Seperti biasa, netizen justru menghardik penulis jempolan ini. Katanya, mereka nggak tahu siapa sih Ahmad Kindi itu. Bahkan mereka meragukan kapasitas blio yang bisa menulis satu novel dalam satu jam. Di dunia simulakra ini, apa sih yang nggak mungkin? Lha wong satu pejabat rangkap enam jabatan sekaligus saja bisa. Apalagi mung bikin satu novel dalam satu jam, itu mah kecil.
Penulis kawakan seperti Ahmad Kindi ini jangan sampai hatinya ciut hanya karena diplekoto oleh netizen. Harusnya, kehebatan blio ini harus dibudidayakan dan diawetkan agar masyarakat Indonesia terus produktif akan karya, bukan melulu huru-hara.
Ahmad Kindi, harusnya dibuatkan kelas kepenulisan. Emangnya hanya orang India saja yang bisa membaca cepat dengan kata-kata “chu chu chu chu chu…” Orang Indonesia lebih sakti dan pilih tanding, yakni menulis cepat. Saya curiga, blio ini wartawannya Lambe Turah. Ah, tapi mosok sih sekaliber blio menulis untuk akun gosip yang mengedepankan kecepatan namun keakuratan dipertanyakan?
Saya serius, coba buatkan kelas menulis dan blio yang mengampu, jelas yang daftar banyak. Lha wong kelas menulis Iqbal AD yang jargonnya tulisan bisa tembus media nasional saja laris, apalagi ini yang menargetkan satu novel dalam satu jam. Sekelas Dea Anugrah yang (katanya) kurang bisa menulis cepat, sudah pasti bakalan mendaftar kelas menulis Pa Kindi.
Sudah lah, jargon lebih penting kualitas ketimbang kuantitas itu sudah so yesterday. Kalau bisa kuantitas melaju mulus bersama kualitas, kenapa enggak, kan? Dan blio ini lah jawaban dari rumpangnya sastra Indonesia belakangan ini. (Sial, ketika saya menulis sampai sini, blio sudah menyelesaikan satu buku. Hebat betul blio itu.)

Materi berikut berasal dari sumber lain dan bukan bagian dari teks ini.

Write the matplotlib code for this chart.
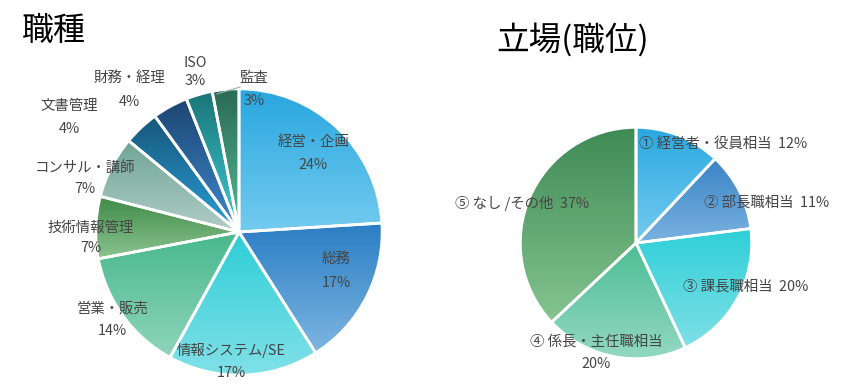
import numpy as np
import matplotlib
matplotlib.use("Agg")
import matplotlib.pyplot as plt
from matplotlib.colors import to_rgb

plt.rcParams['font.family'] = ['Noto Sans CJK JP', 'DejaVu Sans']

# ---------------- data ----------------
left_title = "職種"
left_labels = ["経営・企画", "総務", "情報システム/SE", "営業・販売", "技術情報管理",
               "コンサル・講師", "文書管理", "財務・経理", "ISO", "監査"]
left_values = [24, 17, 17, 14, 7, 7, 4, 4, 3, 3]

right_title = "立場(職位)"
right_labels = ["① 経営者・役員相当", "② 部長職相当", "③ 課長職相当",
                "④ 係長・主任職相当", "⑤ なし /その他"]
right_values = [12, 11, 20, 20, 37]

# ---------------- styles ----------------
left_colors = [("#28a6df", "#74cbef"), ("#2a7ec3", "#7db5e2"), ("#2dcdd6", "#82e1e8"),
               ("#47b88c", "#8fd5bd"), ("#3e8a48", "#8cc490"), ("#6fa596", "#b0cdc6"),
               ("#17577a", "#2a9fd8"), ("#1c4570", "#3f8ad0"), ("#1a7478", "#40cdd5"),
               ("#2a6a55", "#55bb95")]
right_colors = [("#2aa8e0", "#76cbee"), ("#3a84c6", "#7ab2e0"), ("#2ecfd8", "#80e0e6"),
                ("#4dbd96", "#94d9c2"), ("#3e8a55", "#85c490")]

W, H = 853, 390
fig = plt.figure(figsize=(W / 100, H / 100), dpi=100)
TXT = "#454545"


def px(x, y):
    return x / W, 1 - y / H


def make_pie(cx, cy, r, values, colors):
    ax = fig.add_axes([(cx - r) / W, (H - cy - r) / H, 2 * r / W, 2 * r / H])
    wedges, _ = ax.pie(values, startangle=90, counterclock=False, radius=1,
                       wedgeprops=dict(edgecolor="white", linewidth=2))
    for w, (c1, c2) in zip(wedges, colors):
        v = w.get_path().vertices
        x0, x1 = v[:, 0].min(), v[:, 0].max()
        y0, y1 = v[:, 1].min(), v[:, 1].max()
        t = np.linspace(0, 1, 256)[:, None]
        grad = (1 - t) * np.array(to_rgb(c1)) + t * np.array(to_rgb(c2))
        img = ax.imshow(grad[:, None, :], extent=(x0, x1, y0, y1), origin="upper",
                        aspect="auto", zorder=1, interpolation="bilinear")
        img.set_clip_path(w)
        w.set_facecolor("none")
        w.set_zorder(2)
    ax.set_xlim(-1.02, 1.02)
    ax.set_ylim(-1.02, 1.02)
    ax.axis("off")
    return ax


make_pie(239, 232, 146, left_values, left_colors)
make_pie(636, 243, 118, right_values, right_colors)

# titles
fig.text(*px(22, 31), left_title, fontsize=23, color="black", ha="left", va="center")
fig.text(*px(496, 40), right_title, fontsize=23.5, color="black", ha="left", va="center")

FS = 10.4
# left labels: (name center x, name y, pct y)
left_pos = [(313, 142, 165), (336, 259, 283), (231, 350, 373), (112, 308, 331),
            (91, 228, 248), (85, 168, 189), (69, 106, 129), (129, 78, 102),
            (195, 63, 81), (254, 78, 101)]
for lab, val, (x, y1, y2) in zip(left_labels, left_values, left_pos):
    fig.text(*px(x, y1), lab, fontsize=FS, color=TXT, ha="center", va="center")
    fig.text(*px(x, y2), f"{val}%", fontsize=FS, color=TXT, ha="center", va="center")

# leader line for small slice
fig.add_artist(plt.Line2D([217 / W, 240 / W], [1 - 94 / H, 1 - 87 / H],
                          color="#9ab0a8", linewidth=0.8))

# right labels
right_pos = [(639, 145, "left"), (704, 203, "left"), (683, 287, "left"),
             (596, 342, "center"), (455, 203, "left")]
for i, (lab, val, (x, y, ha)) in enumerate(zip(right_labels, right_values, right_pos)):
    if i == 3:
        fig.text(*px(x, y), lab, fontsize=FS, color=TXT, ha="center", va="center")
        fig.text(*px(x, 364), f"{val}%", fontsize=FS, color=TXT, ha="center", va="center")
    else:
        fig.text(*px(x, y), f"{lab}  {val}%", fontsize=FS, color=TXT, ha=ha, va="center")

fig.savefig("out.png", dpi=100)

Nulis novel butuh riset? Ah, itu sudah ketinggalan zaman. Nulis novel itu trabas saja. Nggak penting itu yang namanya data. Menulis ala Pramoedya itu ditinggalkan saja. Novel yang berkaitan dengan sejarah Indonesia yang kaya dan pepak, bakalan kalah dengan model kepenulisan novel sat set ala Ahmad Kindi.
Tere Liye yang katanya paling produktif, saya yakin kok nggak bakalan bisa menulis Bedebah di Ujung Tanduk, buku terbarunya itu, dalam waktu satu jam.

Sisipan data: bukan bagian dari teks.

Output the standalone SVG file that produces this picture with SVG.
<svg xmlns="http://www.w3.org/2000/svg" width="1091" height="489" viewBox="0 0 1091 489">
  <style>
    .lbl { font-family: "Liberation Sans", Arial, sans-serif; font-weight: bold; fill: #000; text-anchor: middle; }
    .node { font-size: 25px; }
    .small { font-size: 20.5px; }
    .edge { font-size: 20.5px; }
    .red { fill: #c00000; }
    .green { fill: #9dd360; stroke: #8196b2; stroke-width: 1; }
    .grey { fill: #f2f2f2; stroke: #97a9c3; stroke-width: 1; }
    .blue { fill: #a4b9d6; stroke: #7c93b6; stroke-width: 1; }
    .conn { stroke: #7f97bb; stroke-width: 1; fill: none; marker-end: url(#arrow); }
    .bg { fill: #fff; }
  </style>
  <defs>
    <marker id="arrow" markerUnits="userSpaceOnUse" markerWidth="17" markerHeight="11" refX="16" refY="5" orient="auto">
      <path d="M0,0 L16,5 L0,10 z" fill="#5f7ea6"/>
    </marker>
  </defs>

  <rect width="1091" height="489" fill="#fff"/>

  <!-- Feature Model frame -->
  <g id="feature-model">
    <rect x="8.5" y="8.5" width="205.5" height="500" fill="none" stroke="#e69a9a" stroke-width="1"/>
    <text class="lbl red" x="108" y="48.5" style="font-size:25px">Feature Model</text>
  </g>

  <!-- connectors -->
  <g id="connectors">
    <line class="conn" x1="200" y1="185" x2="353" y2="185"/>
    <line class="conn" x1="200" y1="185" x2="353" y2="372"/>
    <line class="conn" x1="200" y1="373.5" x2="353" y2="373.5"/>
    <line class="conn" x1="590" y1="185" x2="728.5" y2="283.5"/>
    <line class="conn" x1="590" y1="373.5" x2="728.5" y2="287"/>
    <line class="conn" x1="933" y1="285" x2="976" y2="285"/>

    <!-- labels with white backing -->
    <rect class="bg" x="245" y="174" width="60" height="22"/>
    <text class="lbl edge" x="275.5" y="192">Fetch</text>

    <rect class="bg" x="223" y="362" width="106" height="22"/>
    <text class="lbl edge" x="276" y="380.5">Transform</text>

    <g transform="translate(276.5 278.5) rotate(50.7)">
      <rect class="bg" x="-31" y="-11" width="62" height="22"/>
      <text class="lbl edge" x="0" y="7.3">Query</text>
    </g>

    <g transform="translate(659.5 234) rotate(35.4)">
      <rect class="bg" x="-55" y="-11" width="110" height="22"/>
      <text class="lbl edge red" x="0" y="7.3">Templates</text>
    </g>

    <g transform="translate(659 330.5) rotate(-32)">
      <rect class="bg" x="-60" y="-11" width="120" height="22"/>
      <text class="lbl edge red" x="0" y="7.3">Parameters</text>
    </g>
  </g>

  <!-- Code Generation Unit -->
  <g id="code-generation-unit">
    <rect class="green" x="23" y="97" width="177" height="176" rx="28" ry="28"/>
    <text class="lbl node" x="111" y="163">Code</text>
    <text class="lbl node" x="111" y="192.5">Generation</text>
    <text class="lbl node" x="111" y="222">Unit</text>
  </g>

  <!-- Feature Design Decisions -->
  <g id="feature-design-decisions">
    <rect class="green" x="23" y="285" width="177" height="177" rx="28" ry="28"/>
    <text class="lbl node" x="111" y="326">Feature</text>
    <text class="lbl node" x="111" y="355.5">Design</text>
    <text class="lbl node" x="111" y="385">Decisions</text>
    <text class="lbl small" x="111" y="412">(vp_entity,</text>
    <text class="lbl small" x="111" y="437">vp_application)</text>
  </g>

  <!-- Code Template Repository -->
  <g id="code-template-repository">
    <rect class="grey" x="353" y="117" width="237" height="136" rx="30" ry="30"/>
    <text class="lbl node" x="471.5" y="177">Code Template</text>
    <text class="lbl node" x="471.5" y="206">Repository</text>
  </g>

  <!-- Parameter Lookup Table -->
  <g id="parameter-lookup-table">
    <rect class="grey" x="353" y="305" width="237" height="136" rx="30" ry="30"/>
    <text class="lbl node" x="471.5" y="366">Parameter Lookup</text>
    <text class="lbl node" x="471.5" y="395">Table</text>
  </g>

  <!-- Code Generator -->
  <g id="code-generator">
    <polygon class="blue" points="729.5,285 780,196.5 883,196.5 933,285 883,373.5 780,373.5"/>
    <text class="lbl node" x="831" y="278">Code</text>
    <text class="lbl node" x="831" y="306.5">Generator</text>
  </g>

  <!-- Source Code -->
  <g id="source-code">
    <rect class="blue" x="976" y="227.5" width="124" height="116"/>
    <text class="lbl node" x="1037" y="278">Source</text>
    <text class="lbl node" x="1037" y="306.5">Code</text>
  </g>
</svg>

— Marwa (@Mharz_IM) November 2, 2021
Nggak hanya menulis novel, namun blio juga pernah membuat acara serupa dengan tajuk yang lebih mencengangkan, yakni menulis satu buku dalam satu jam. Franz Magnis-Suseno menangis mengetahui fakta ini. Bahkan, Goenawan Mohamad yang menulis Catatan Pinggir selama bertahun-tahun, apa kabar, ya? Mana bisa dua nama ini saya sandingkan dengan kebringasan literasi Ahmad Kindi.
Saya menemukan sebuah konklusi, bahwa yang salah di sini bukan Ahmad Kindi lantaran saya begitu gembira dengan datangnya blio. Bak Jesus dari Nazareth, kedatangan blio bukan untuk disindir, melainkan untuk dirayakan. Pun untuk kultur pendidikan Indonesia, kedatangan blio adalah alarm bahwa ada yang salah dengan sistem pendidikan kita.

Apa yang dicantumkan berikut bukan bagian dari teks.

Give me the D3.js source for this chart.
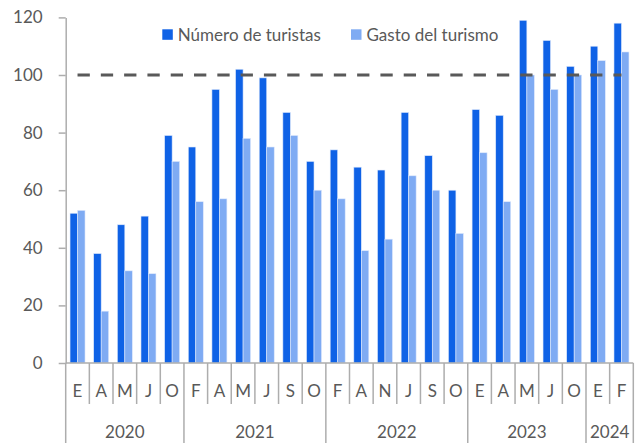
<!DOCTYPE html>
<html>
<head>
<meta charset="utf-8">
<script src="https://cdn.jsdelivr.net/npm/d3@7"></script>
<style>
  html, body { margin: 0; padding: 0; background: #fff; }
  svg { display: block; font-family: Lato, "Open Sans", sans-serif; }
</style>
</head>
<body>
<svg id="chart" width="637" height="443"></svg>
<script>
// Monthly index (100 = reference level), tourists vs. tourism spending
const months = ["E","A","M","J","O","F","A","M","J","S","O","F","A","N","J","S","O","E","A","M","J","O","E","F"];
const years  = ["2020","2020","2020","2020","2020",
                "2021","2021","2021","2021","2021","2021",
                "2022","2022","2022","2022","2022","2022",
                "2023","2023","2023","2023","2023",
                "2024","2024"];
const turistas = [52,38,48,51,79, 75,95,102,99,87,70, 74,68,67,87,72,60, 88,86,119,112,103, 110,118];
const gasto    = [53,18,32,31,70, 56,57,78,75,79,60, 57,39,43,65,60,45, 73,56,100,95,100, 105,108];
const seriesNames = ["Número de turistas", "Gasto del turismo"];
const yTicks = [0,20,40,60,80,100,120];
const reference = 100;

const colors = ["#0F62E6", "#7FABF3"];
const textColor = "#595959";
const axisColor = "#ADADAD";

const svg = d3.select("#chart");
const plotLeft = 65.7, plotRight = 633.3, plotTop = 17.4, plotBottom = 363;

const idx = d3.range(months.length);
const x = d3.scaleBand().domain(idx).range([plotLeft, plotRight]).paddingInner(0).paddingOuter(0);
const xs = d3.scaleBand().domain([0, 1]).range([0, x.bandwidth()]).paddingInner(0).paddingOuter(0.577);
const y = d3.scaleLinear().domain([0, 120]).range([plotBottom, plotTop]);

// Bars
const series = [turistas, gasto];
series.forEach((vals, s) => {
  svg.append("g").selectAll("rect").data(idx).join("rect")
    .attr("x", i => x(i) + xs(s))
    .attr("y", i => y(vals[i]))
    .attr("width", xs.bandwidth())
    .attr("height", i => y(0) - y(vals[i]))
    .attr("fill", colors[s])
    .attr("stroke", "#dfe9fc")
    .attr("stroke-width", 0.6);
});

// Reference line at 100
svg.append("line")
  .attr("x1", x(0) + x.bandwidth() / 2)
  .attr("x2", x(idx.length - 1) + x.bandwidth() / 2)
  .attr("y1", y(reference)).attr("y2", y(reference))
  .attr("stroke", "#595959").attr("stroke-width", 3)
  .attr("stroke-dasharray", "12.3,11");

// Y axis
const yAxis = svg.append("g")
  .attr("transform", `translate(${plotLeft},0)`)
  .call(d3.axisLeft(y).tickValues(yTicks).tickSize(7).tickPadding(16).tickSizeOuter(0));
yAxis.select(".domain").attr("stroke", axisColor).attr("stroke-width", 1.5);
yAxis.selectAll(".tick line").attr("stroke", axisColor).attr("stroke-width", 1.5);
yAxis.selectAll(".tick text").attr("fill", textColor).style("font-size", "17px").style("font-family", "Lato");

// X axis baseline
svg.append("line")
  .attr("x1", plotLeft).attr("x2", plotRight)
  .attr("y1", plotBottom).attr("y2", plotBottom)
  .attr("stroke", axisColor).attr("stroke-width", 1.5);

// Month separators (short) and year separators (long)
const boundaries = d3.range(months.length + 1);
svg.append("g").selectAll("line").data(boundaries).join("line")
  .attr("x1", b => plotLeft + b * x.step())
  .attr("x2", b => plotLeft + b * x.step())
  .attr("y1", plotBottom)
  .attr("y2", b => (b === 0 || b === months.length || years[b] !== years[b - 1]) ? 443 : 404)
  .attr("stroke", axisColor).attr("stroke-width", 1.5);

// Month labels
svg.append("g").selectAll("text").data(idx).join("text")
  .attr("x", i => x(i) + x.bandwidth() / 2)
  .attr("y", 397)
  .attr("text-anchor", "middle")
  .attr("fill", textColor)
  .style("font-size", "17px")
  .text(i => months[i]);

// Year labels, centred over their months
const yearGroups = d3.groups(idx, i => years[i]);
svg.append("g").selectAll("text").data(yearGroups).join("text")
  .attr("x", d => (x(d[1][0]) + x(d[1][d[1].length - 1]) + x.bandwidth()) / 2)
  .attr("y", 438)
  .attr("text-anchor", "middle")
  .attr("fill", textColor)
  .style("font-size", "17px")
  .text(d => d[0]);

// Legend
const legendPos = [162.3, 351];
seriesNames.forEach((name, s) => {
  svg.append("rect")
    .attr("x", legendPos[s]).attr("y", 29.3)
    .attr("width", 10.5).attr("height", 10.5)
    .attr("fill", colors[s]);
  svg.append("text")
    .attr("x", legendPos[s] + 15.5).attr("y", 40.5)
    .attr("fill", textColor)
    .style("font-size", "17px")
    .text(name);
});
</script>
</body>
</html>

Bisa saja, dulu sewaktu masih kuliah, blio ini adalah salah satu korban dunia perkuliahan yang begitu keras. Laprak, esai, dan juga resensi datang satu persatu kepada blio. Dosen meminta tugas diselesaikan dalam waktu satu minggu membuat blio membentuk sebuah kepribadian yang dipaksa untuk menuruti semua itu. Ayolah, sistem macam ini kurang sehat dalam dunia pendidikan kita.
Tak selamanya sistem yang berat seperti ini menghasilkan permata seperti Ahmad Kindi. Bisa saja menghasilkan orang-orang yang justru muntab kepada dunia kepenulisan yang bukannya menghasilkan karya, malah menghasilkan tindak kecurangan yang lebih masif.
Dalam kultur tugas yang banyak dan mepet, menjadikan jalan pintas terbagi menjadi dua; plagiarisme dan jasa joki. Tapi, saya yakin lah kalau Ahmad Kindi nggak mungkin main kopi paste untuk membuat satu buku atau novel dalam waktu satu jam. Namun tetap saja, kultur pendidikan kita yang begini begini saja itu nggak baik, Pak Nadiem.
Ketika Ahmad Kindi sudah mulai terbiasa, menulis sebuah buku dalam satu jam bukan lagi menjadi soal. Bahkan, bisa saja, blio bahkan bilang begini, “Bikin buku dikasih waktu satu jam? Kok lama banget?” Sudah, lupakan saja potensi Sabda Armadio, Ziggy Zezsyazeoviennazabrizkie, atau Dea Anugrah siapa itu, berikan saja penghargaannya kepada Ahmad Kindi sekarang juga!